In my brief defense, as the least experienced crew member, I didn't tie the rope on in the first place, and so there was more than one crew member at play in this event, but I equally didn't check the way the rope was on the bollard and it may have been correct at the outset. I could tell Simon was anxious, albeit momentarily , about my ability. Simple clues like 'you really need to be more careful in locks' gave it away. Hannah was able to skillfully divert this doubt by saying how great it was that I knew where to get a knife and did so quickly, and Simon then provided me with low level praise. I was mildly appeased whilst slightly smarting as I have my suspicions about who put the rope on the bollard to start with...

 The journey continued for the rest of the day without further crazy events, and Simon allowed everyone to have a go at steering, which everyone turned out to be good at, although we all agreed Hannah's skill was definitely worthy of a mention, and I now have a female role model to aspire too. When we arrived at Twickenham lock we found a good spot with relative ease and then were able to take the boys and ourselves to The Anglers, a very civilized establishment, that provides fine wines, ales and also has a children's playground as part of the pub garden. I am a strong advocate for more of this approach in places that sell alcohol, such sensible selling would certainly see more of my pay packet pouring down throats, and not always my own.

The next day involved a bit of waiting and driving, Nate had a swimming lesson back in Staines which I took him too and on the return collected our crew. They hadn't stayed with us on Misterton overnight as we had no beds, no pots, no blankets, no music, no boat comforts whatsoever, also we knew I would be going back to Staines right past their boat and it made sense to collect them. We had to wait as high tide was at 3pm, so taking all factors into account a 2 o'clock start time had been agreed. We wanted to be near the entrance to Brentford when the water was still as the tide turned, and figured that an hour before high tide would work. I may sound water aware with that sentence, or I might have just made a complete ass of myself, either way I gleaned this information which at the time of writing I believe to be accurate, by listening to the conversations of boat folk with eminently more experience than I have.

 With the crew all safely on board we set off, and for this journey on the tidal Thames both boys were firmly strapped into car seats.  Ed started the engine for us for the second time, as Simons back was bad, and I have yet to master the art of starting the boat, for those who don't know its a hand-start only engine, I suspect as we age and loose muscles we will have to adapt this, but for now it is right for our boat. Ed was rightly proud of his two starts both on a first attempt, I am going to have to work on my technique.

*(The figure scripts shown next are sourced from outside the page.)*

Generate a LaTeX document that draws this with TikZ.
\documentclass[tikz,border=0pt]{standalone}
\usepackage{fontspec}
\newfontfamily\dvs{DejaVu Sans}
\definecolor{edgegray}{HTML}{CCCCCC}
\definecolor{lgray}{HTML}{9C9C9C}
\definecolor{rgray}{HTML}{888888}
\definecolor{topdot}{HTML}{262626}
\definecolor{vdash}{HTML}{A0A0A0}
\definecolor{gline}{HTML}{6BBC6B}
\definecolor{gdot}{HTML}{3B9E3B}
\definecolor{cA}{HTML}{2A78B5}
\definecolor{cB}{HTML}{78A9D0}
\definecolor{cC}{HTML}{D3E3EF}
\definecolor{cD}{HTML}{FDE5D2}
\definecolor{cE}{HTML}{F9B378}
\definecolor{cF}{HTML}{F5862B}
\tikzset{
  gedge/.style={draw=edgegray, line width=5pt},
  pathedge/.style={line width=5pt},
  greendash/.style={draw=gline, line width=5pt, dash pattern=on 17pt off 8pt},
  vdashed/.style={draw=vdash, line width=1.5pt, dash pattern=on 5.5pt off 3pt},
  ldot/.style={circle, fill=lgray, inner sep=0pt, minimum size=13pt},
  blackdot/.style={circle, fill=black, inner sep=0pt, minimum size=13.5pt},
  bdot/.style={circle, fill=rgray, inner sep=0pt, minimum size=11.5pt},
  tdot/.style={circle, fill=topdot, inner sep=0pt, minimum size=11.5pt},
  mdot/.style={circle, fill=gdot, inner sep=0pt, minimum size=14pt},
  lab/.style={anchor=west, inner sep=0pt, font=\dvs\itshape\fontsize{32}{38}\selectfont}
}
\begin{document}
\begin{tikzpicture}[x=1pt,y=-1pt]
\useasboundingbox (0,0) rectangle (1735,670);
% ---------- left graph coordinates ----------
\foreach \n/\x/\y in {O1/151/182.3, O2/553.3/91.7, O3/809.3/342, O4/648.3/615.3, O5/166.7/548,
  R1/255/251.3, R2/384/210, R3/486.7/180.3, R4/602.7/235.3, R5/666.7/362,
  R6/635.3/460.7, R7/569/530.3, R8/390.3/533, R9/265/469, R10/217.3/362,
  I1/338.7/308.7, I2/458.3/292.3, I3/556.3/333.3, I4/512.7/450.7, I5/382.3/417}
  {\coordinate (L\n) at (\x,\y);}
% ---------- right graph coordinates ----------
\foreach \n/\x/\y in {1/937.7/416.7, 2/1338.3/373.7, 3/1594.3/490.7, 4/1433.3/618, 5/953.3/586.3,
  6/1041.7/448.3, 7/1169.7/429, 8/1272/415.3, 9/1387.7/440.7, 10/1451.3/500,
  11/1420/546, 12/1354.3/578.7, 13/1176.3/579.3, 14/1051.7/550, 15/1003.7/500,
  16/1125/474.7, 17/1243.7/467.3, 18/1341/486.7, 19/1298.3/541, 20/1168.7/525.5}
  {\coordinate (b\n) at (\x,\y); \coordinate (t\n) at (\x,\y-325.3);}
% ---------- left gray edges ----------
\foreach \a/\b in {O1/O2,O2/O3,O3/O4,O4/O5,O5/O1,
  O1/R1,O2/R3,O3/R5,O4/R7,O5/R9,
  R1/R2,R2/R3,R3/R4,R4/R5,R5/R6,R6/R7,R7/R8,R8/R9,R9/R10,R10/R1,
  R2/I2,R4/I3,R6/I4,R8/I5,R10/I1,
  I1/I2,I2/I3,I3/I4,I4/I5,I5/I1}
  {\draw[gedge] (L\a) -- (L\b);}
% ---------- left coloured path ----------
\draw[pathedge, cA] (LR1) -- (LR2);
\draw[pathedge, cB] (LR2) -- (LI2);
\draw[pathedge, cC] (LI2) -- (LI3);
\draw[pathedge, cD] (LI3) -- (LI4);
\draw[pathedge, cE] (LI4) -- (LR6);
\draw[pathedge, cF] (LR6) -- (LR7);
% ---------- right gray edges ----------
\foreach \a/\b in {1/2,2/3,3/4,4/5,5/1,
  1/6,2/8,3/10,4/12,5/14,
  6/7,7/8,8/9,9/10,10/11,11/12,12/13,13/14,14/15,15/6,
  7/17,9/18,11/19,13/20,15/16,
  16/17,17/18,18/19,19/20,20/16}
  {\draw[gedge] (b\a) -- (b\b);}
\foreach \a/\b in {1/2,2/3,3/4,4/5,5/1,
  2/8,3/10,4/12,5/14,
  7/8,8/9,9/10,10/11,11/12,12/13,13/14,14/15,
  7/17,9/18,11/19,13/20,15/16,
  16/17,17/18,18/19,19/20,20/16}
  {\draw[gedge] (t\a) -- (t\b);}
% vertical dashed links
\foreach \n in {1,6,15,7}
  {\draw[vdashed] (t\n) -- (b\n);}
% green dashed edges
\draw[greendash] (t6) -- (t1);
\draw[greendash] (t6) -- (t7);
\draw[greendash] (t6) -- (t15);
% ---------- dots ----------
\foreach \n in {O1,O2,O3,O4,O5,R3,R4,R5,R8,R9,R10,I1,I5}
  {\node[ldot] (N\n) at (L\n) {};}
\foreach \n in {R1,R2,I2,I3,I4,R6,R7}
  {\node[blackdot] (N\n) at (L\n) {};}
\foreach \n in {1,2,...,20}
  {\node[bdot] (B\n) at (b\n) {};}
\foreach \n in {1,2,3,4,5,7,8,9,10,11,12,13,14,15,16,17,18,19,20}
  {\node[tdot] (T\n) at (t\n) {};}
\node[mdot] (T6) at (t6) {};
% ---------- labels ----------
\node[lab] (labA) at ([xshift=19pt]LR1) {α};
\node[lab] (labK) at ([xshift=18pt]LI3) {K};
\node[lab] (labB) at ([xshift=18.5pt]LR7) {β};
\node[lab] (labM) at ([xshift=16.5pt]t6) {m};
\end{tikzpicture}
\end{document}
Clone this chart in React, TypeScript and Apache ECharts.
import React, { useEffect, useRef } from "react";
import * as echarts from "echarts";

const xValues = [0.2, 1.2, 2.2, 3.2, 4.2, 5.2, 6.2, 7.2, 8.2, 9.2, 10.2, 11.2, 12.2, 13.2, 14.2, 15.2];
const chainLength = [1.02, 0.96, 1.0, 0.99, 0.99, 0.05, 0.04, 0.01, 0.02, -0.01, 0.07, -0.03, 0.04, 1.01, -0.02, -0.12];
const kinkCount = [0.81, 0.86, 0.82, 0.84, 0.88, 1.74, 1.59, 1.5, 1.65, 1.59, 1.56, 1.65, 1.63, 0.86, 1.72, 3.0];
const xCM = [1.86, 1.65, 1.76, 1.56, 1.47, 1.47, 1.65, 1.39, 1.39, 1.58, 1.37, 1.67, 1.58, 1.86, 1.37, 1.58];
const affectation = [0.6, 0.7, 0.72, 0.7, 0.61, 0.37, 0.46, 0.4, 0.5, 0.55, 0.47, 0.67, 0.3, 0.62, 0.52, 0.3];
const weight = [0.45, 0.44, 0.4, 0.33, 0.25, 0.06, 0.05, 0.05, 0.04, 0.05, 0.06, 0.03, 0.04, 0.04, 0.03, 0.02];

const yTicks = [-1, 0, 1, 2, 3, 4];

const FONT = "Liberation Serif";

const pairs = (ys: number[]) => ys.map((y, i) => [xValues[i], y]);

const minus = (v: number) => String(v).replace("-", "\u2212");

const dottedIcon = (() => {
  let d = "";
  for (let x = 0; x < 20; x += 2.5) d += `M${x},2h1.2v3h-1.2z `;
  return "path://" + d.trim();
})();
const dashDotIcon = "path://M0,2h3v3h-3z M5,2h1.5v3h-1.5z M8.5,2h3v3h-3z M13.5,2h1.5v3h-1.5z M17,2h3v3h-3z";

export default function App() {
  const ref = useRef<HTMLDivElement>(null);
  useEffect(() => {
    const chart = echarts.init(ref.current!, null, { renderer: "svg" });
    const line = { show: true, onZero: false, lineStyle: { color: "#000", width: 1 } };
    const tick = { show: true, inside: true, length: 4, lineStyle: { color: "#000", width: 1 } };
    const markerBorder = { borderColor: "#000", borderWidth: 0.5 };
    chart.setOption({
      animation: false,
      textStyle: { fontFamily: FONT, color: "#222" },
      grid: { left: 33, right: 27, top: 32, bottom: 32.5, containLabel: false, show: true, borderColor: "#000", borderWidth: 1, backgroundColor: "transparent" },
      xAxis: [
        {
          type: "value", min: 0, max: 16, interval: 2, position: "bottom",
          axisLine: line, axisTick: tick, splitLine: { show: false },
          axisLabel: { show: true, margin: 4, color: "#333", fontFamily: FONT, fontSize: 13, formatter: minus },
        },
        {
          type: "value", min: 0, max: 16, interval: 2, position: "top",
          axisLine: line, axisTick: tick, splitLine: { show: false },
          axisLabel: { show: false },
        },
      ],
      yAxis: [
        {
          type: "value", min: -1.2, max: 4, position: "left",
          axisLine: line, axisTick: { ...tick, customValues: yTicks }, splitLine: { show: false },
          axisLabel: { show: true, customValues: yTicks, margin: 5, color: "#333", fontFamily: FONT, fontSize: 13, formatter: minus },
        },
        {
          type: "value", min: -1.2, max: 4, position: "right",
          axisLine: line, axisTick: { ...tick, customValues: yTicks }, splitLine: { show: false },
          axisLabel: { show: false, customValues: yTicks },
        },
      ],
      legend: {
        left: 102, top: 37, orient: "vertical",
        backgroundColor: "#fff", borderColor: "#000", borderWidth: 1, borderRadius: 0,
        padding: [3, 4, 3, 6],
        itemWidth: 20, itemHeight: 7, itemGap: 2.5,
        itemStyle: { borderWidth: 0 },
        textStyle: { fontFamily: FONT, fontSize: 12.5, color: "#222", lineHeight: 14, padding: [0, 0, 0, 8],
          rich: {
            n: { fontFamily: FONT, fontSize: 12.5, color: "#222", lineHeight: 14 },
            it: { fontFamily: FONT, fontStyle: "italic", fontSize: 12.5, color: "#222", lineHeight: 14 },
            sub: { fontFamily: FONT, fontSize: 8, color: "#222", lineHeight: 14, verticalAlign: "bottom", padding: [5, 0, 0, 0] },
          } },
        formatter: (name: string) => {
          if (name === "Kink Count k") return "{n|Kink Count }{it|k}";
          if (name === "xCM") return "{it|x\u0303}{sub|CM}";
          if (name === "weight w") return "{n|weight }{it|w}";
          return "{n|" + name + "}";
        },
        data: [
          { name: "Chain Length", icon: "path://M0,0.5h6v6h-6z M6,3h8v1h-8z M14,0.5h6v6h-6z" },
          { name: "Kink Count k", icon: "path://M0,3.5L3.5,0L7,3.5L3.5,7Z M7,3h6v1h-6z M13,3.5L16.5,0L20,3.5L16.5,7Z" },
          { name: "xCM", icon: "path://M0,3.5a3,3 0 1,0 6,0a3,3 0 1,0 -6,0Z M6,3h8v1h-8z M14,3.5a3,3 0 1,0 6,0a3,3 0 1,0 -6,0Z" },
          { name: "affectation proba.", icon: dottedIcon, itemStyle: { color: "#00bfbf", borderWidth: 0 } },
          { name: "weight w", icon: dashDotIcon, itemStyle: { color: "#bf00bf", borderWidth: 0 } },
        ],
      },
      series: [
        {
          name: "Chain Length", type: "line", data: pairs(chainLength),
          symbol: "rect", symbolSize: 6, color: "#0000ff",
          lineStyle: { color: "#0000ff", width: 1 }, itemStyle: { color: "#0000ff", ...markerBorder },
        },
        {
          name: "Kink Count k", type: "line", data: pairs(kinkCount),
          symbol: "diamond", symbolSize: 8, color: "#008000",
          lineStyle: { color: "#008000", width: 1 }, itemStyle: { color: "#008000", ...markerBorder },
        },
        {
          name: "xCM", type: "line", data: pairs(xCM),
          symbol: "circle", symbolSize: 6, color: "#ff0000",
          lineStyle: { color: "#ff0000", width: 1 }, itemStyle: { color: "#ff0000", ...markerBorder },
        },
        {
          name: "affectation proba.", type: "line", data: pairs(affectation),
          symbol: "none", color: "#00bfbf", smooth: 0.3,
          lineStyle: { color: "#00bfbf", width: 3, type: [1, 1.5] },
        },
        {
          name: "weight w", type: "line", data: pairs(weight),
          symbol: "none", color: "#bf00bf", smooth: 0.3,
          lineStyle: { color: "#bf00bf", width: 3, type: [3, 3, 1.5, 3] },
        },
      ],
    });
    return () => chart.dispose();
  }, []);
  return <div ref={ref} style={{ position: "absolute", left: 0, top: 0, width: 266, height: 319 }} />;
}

 As we came out of Teddington lock onto the tidal section, there was a definite change to the feel of the boat as the rocking, very gentle, felt more pronounced than on the non tidal. Simon was proudly steering the boat and said it felt slightly different to the non-tidal. I sat in the wheelhouse pulling faces at both boys and watching my handsome husband expertly guide the boat down the river,  and then idly wondered how I would get on with steering on the tidal section, and suspected I would soon find out. This time my suspicions were not to be accurate, as the love of driving/steering was demonstrated by Simon. Simon has me on his car insurance, and has told me a few times that I am more expensive to insure as I don't have enough experience of driving classic cars. That tells me I need more experience and therefore should drive classic cars more often, last time I drove was my brothers birthday, a couple of years ago, and Nate was not about then, need I say more. The section on the tidal Thames was not particularly long, and in Simons defense I suspect he though it would take longer and that is the only reason why he did not share the steering, but I have yet to let the keen reader know the difference between this on the tidal and non-tidal, maybe next time, but not if the river is still in flood.

 I decided to go and sit at the stern of the boat with Hannah and watch the beautiful countryside go by, and it really is beautiful countryside, it's quite hard to believe we were well inside the M25 for this part of the trip. We sat and watched and shared mothers thoughts, leaving the older boys with the younger boys, when all of a sudden I heard Simon call out 'Nate' and the tone was one of alarm. I raced down the boat to the wheelhouse to find Nate looking all calm and happy whilst the older boys looked slightly shocked. It transpired that Nate, who was strapped into his Britax car seat, firmly placed on the table, had got so excited with all he could see he had started bouncing in his seat. His bouncing must have been very enthusiastic as he managed to get the seat to bounce with him, to the edge and then off the table. Luckily Ed had been stood near the top of the stairs and Nate had landed sideways so was extremely well cushioned for the impact when he fell. I began to be aware of how many times I was thinking about how lucky we had been and hoped fervently that our luck did not run out.

 The talk slowly turned away from Nate and moved to how we would know when we were at the turning, Hannah and Ed had done the trip in their boat in the summer, and said the signposting wasn't great, but knew roughly, Simon had a vague idea as he had looked at maps in advance, it will surprise the reader to know it hadn't occurred to me to think about it till it was mentioned.

 Simon had decided that he was going to go past the turning and then do a U-turn bringing Misterton back upstream into the opening towards Brentford and the home of MSO marine. He had decided this because previous boaters who had undertaken the turn had let him know that the turn is so tight it was common to come dangerously close to hitting other boats. Simon wanted to avoid  hitting any boats, one because it might damage them, and two because we just don't need anymore holes even so close to MSO marine. As Simon started to guide the boat through his chosen path, a silence descended on the boat, as we all watched, and I willed it to be right.  It only took a couple of minutes, and I tried to capture it but this was hard, Simon executed a perfect turn into the opening, and we glided beautifully up the inlet towards the waving man who was worked for MSO and it had been agreed he would meet us so we could handover keys etc.

We had arrived, Misterton was where she needed to be to ensure that her lifespan and our home was at least as long as our sons, and with a little luck longer. Lets hope our luck continues.